Hazel déploie davantage ses ailes.
Ses avortons aussi, qui sont des hourvaris et des suettes. Le grenier de chez
ma marraine, Madame Titi, prenant la poudre d’escampette, vient chercher asile
jusque dans la cour de cette résidence où habite encore Madame Avenan, la bonne
amie à ma mère.
Dans cette rangée de maisons
bordant au Sud le Carré-Marché, il y avait, côte à côte, les résidences de
Pierre Lataillade dit Sonsite - le tapeur des têtes chauves -, celles de Tante
Iphosia, de Madame Georges Colas, d´Anotte la quincaillère, de Clarifond
Sémexant- le boucher de la ville, qui fut le beau-père de Maurice Léonce -, et à l’extrême pointe, vers Ti-Amélie, la boutique-résidence
de Georges Clérié.
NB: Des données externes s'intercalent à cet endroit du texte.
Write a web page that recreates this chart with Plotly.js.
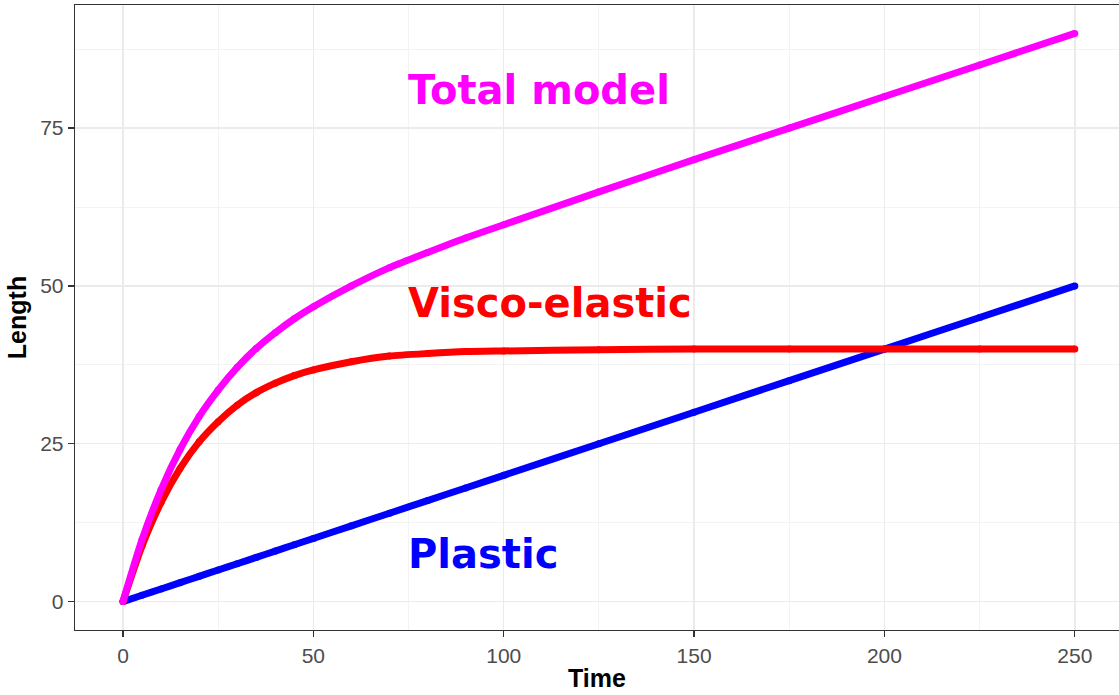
<!DOCTYPE html>
<html>
<head>
<meta charset="utf-8">
<script src="https://cdn.plot.ly/plotly-3.0.1.min.js"></script>
<style>html,body{margin:0;padding:0;background:#fff;}#chart{width:1119px;height:695px;}</style>
</head>
<body>
<div id="chart"></div>
<script>
// Time points
const time = [0, 5, 10, 15, 20, 25, 30, 35, 40, 45, 50, 60, 70, 80, 90, 100, 125, 150, 175, 200, 225, 250];
// Visco-elastic series
const viscoElastic = [0, 8.8, 15.7, 21.1, 25.3, 28.5, 31.1, 33.1, 34.6, 35.8, 36.7, 38.0, 38.9, 39.3, 39.6, 39.7, 39.9, 40, 40, 40, 40, 40];
// Plastic series
const plastic = [0, 1, 2, 3, 4, 5, 6, 7, 8, 9, 10, 12, 14, 16, 18, 20, 25, 30, 35, 40, 45, 50];
// Total model series
const totalModel = [0, 9.8, 17.7, 24.1, 29.3, 33.5, 37.1, 40.1, 42.6, 44.8, 46.7, 50.0, 52.9, 55.3, 57.6, 59.7, 64.9, 70, 75, 80, 85, 90];

const xTicks = [0, 50, 100, 150, 200, 250];
const yTicks = [0, 25, 50, 75];

const labels = [
  {text: 'Total model', x: 75, y: 81, color: '#FF00FF'},
  {text: 'Visco-elastic', x: 75, y: 47.3, color: '#FF0000'},
  {text: 'Plastic', x: 75, y: 7.5, color: '#0000FF'}
];

function series(y, color) {
  return {x: time, y: y, type: 'scatter', mode: 'lines+markers', line: {color: color, width: 7, shape: 'spline', smoothing: 0.6},
          marker: {color: color, size: 7}, hoverinfo: 'skip', showlegend: false, cliponaxis: false};
}

const data = [
  series(plastic, '#0000FF'),
  series(viscoElastic, '#FF0000'),
  series(totalModel, '#FF00FF')
];

const titleFont = {family: 'Liberation Sans, Arial, sans-serif', size: 25, color: '#000'};
const axisCommon = {
  showline: true, mirror: true, linecolor: '#333333', linewidth: 1.3,
  ticks: 'outside', ticklen: 6, tickcolor: '#333333', tickwidth: 1.3,
  gridcolor: '#EBEBEB', gridwidth: 1.4, zeroline: false,
  tickfont: {family: 'Liberation Sans, Arial, sans-serif', size: 21, color: '#4D4D4D'}
};

const layout = {
  width: 1119, height: 695,
  margin: {l: 75, r: 0, t: 5, b: 65},
  paper_bgcolor: '#ffffff', plot_bgcolor: '#ffffff',
  xaxis: Object.assign({}, axisCommon, {
    range: [-12.6, 261.6], tickvals: xTicks, ticktext: xTicks.map(String),
    minor: {showgrid: true, gridcolor: '#F3F3F3', gridwidth: 1, tickvals: [25, 75, 125, 175, 225]},
    title: {text: '<b>Time</b>', font: titleFont, standoff: 4}
  }),
  yaxis: Object.assign({}, axisCommon, {
    range: [-4.5, 94.5], tickvals: yTicks, ticktext: yTicks.map(String),
    minor: {showgrid: true, gridcolor: '#F3F3F3', gridwidth: 1, tickvals: [12.5, 37.5, 62.5, 87.5]},
    title: {text: '<b>Length</b>', font: titleFont, standoff: 6}
  }),
  annotations: labels.map(l => ({
    x: l.x, y: l.y, xref: 'x', yref: 'y', text: '<b>' + l.text + '</b>', showarrow: false,
    xanchor: 'left', yanchor: 'middle', xshift: -3,
    font: {family: 'DejaVu Sans, Verdana, sans-serif', size: 40, color: l.color}
  }))
};

Plotly.newPlot('chart', data, layout, {displayModeBar: false, staticPlot: true});
</script>
</body>
</html>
De l’autre côté du Carré-Marché, au Nord, se coinçaient d’un
bout à l’autre le Soleil-Levant d´Antoine Jean, puis la maison de Zette
Vincent, formant un “carré-parfait“ avec celles de Madame Navial, de Pierre
Sansaricq et de Gès Perrault au “carrefour-prison“. Inoubliable “carré-parfait“
au Carré-Marchéǃ …
Pour comble de sacrilège, Hazel
vient de priver l’église Saint-Louis de son bonnet. Quant à la Dame-Marie, elle
est anéantie à plate couture ; ville- vierge violée au grand jour sur le lit de
sa propre “mer“ Laye.
Bienheureux Milo Jérôme qui ouvrit
largement sa porte aux sinistrés que nous fûmes; un humaniste, je m´en
souviens, comme jamais Jérémie n’en a eus. N´en déplaise à Nono Lavaud, fils
chéri de Nadan-Zouzoute à Nan-Goudron, qui fut un Mécène compréhensif.